# Flat Bands Braided?



## safeside (May 30, 2012)

I am very happy to say that I found this site and have been very busy, learning. It is my goal to make some slingshots for Christmas gifts. Having said all of that, I was wondering if you took 3 flat bands and braided them together, what would the results be. Could the power be increased? Would it function similiar to a tube? Someone else must have thought of this, but I couldn't find a post on the subject.

Many thanks for all the knowledge I have gained
safeside


----------



## Rayshot (Feb 1, 2010)

I think the braids may look cool but won't have any appreciable effect. Think about running straight or zig-zagging. The bands when straight have little to impede retraction where as a woven band has impediments.

I don't have any scientific proof but I will be real surprised if my surmise is wrong. But I have had incorrect assumptions about latex before.


----------



## Charles (Aug 26, 2010)

I would also suggest that band life would be reduced. There would be a lot of friction from the bands rubbing against each other, and that will reduce the life of the bands. Just speculation on my part. By all means, give it a try and let us know how it works for you.

Cheers ....... Charles


----------



## treefork (Feb 1, 2010)

Alright then. Who wants to do the research? LOL Maybe the guy who raised the question LOL


----------



## bullseyeben! (Apr 24, 2011)

As Charles stated friction will cause life span and tangleing problems.. simple layers or a fold tie will be more appropriate


----------



## NaturalFork (Jan 21, 2010)

I aim using the thin line of the band. So braided is a no go for me. Plus what would the desire be? Just looking cool or? ... To me a nice clean flat band looks best.


----------



## treefork (Feb 1, 2010)

Just noticed your new to the forum safeside. WELCOME ABOARD!!!


----------



## safeside (May 30, 2012)

Okay, not to sure about the advantages. I would have to agree, in theory, the friction created by expanding and decreasing the braid would be.....ugly!

Thanks for the replies, I think, I will forgo the R & D. Probably use the Target, embark latex.

Safeside


----------



## newconvert (Dec 12, 2011)

Rayshot said:


> I think the braids may look cool but won't have any appreciable effect. Think about running straight or zig-zagging. The bands when straight have little to impede retraction where as a woven band has impediments.
> 
> I don't have any scientific proof but I will be real surprised if my surmise is wrong. But I have had incorrect assumptions about latex before.

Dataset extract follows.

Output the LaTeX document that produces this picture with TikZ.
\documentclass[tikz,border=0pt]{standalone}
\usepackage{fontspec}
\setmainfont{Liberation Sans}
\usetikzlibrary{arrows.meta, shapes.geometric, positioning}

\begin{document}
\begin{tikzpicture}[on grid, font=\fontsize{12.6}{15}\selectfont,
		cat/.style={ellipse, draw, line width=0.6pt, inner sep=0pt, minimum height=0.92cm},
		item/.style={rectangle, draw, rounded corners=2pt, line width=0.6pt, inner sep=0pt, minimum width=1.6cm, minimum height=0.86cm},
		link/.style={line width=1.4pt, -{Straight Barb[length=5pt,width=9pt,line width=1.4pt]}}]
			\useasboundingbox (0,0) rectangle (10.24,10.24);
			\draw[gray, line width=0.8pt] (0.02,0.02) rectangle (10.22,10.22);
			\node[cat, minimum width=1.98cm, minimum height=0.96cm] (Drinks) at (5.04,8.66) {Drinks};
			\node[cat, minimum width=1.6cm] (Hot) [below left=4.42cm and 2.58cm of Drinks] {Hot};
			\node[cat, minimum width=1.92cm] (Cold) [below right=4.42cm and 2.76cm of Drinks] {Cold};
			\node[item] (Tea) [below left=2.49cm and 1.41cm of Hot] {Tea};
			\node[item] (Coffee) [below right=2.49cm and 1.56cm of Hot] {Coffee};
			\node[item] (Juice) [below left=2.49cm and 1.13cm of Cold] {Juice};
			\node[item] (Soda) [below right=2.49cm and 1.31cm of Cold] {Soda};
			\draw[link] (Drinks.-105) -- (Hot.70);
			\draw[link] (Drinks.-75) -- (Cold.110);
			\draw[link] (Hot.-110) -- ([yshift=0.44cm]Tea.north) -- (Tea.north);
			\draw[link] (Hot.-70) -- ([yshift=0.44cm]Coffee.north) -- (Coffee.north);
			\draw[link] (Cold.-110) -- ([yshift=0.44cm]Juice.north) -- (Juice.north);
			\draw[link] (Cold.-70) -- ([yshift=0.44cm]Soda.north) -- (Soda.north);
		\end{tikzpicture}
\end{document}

i agree with you Ray! they would rub together, wear quicker.....................


----------



## Dayhiker (Mar 13, 2010)

Rayshot said:


> I don't have any scientific proof but I will be real surprised if my surmise is wrong. But I have had incorrect assumptions about latex before.


_*. . .What!!!? *_








(Couldn't resist.)


----------



## erlkonig (Mar 31, 2011)

http://slingshots.myfreeforum.org/another_flatband_attachment_on_dankung_about1017.html

Someone has the same issue back to 2010 at Melchior's forum.


----------



## kingmurphy (May 16, 2012)

ssurley only one would brake at a time so it would last longer eventually wouldnt it ??

Alexander .s. Howson


----------



## tnflipper52 (Jan 26, 2012)

Would talc or bady powder help reduce the friction?


----------



## Bostradamus (May 15, 2012)

safeside said:


> Okay, not to sure about the advantages. I would have to agree, in theory, the friction created by expanding and decreasing the braid would be.....ugly!
> 
> Thanks for the replies, I think, I will forgo the R & D. Probably use the Target, embark latex.
> 
> Safeside


the target brand is pretty good!! i've used it before on a couple and really like the black!!


----------



## combowslingguy 1 (May 28, 2011)

SAFESIDE, I THINK THAT YOU ASKED A GOOD QUESTION. HOWEVER AS CHARLES SAID ABOUT FRICTION AND BAND WEAR. I THINK THAT THERE WOULD BE GREATER AIR FRICTION ALSO. KEEP THINKING AND TAKE CARE.


----------



## ifix (Jun 11, 2012)

it wouldn't actually wear out faster. it would wear out slower. the same as with rope or fabric or the like. the forces at play would be in distributed in all directions and weak points in one strand will get help from the other etc. the problem is that this distribution makes it less efficient and the bigger problem is that the release of the potential energy will not be as linear. however the result will still fall within what a human can handle so it will work. no real advantage.


----------



## bullseyeben! (Apr 24, 2011)

ifix said:


> it wouldn't actually wear out faster. it would wear out slower. the same as with rope or fabric or the like. the forces at play would be in distributed in all directions and weak points in one strand will get help from the other etc. the problem is that this distribution makes it less efficient and the bigger problem is that the release of the potential energy will not be as linear. however the result will still fall within what a human can handle so it will work. no real advantage.


? sorry mate, but rubber isn't used in a slingshot like a rope is used... sure a braded rope can say hold a load off the ground, yea great its strong, but it doesn't stretch over 5x its slack length, then have enough energy to repel back with significant energy from heat produced in it... its this friction, retraction that wears rubber, usually at contact points...


----------



## ifix (Jun 11, 2012)

there is friction. but friction would be present if it was one solid piece of rubber or three straight bands. and both these setups will eventually break. the bands are not sliding against each other. they are essentially moving in the same direction. the friction produced between strands from contact would be negligible compared to what is generated overall unless you're repeating this at a very fast rate. and it would be distributed over a larger surface area.

to visualize this think of three bands braided but the ends are straight so that no friction from contact is generated. all things being equal, where would they break? I think no one will guess the middle of the braided part. a lot will guess at the ties as you mention.


----------



## combowslingguy 1 (May 28, 2011)

I BELIEVE THAT ANYTHING THAT IS SMOOTHE WILL PASS THROUGH THE AIR FASTER. WITH THE BRAIDED BAND THERE WOULD BE MANY TINY POCKETS THAT WOULD CAUSE EXTRA DRAG WHEN FIRED. IT WOULD PROBABLY NOT AMOUNT TO VERY MUCH. MY 2 CENTS WORTH THANKS FOR THE OPPORTUNITY.


----------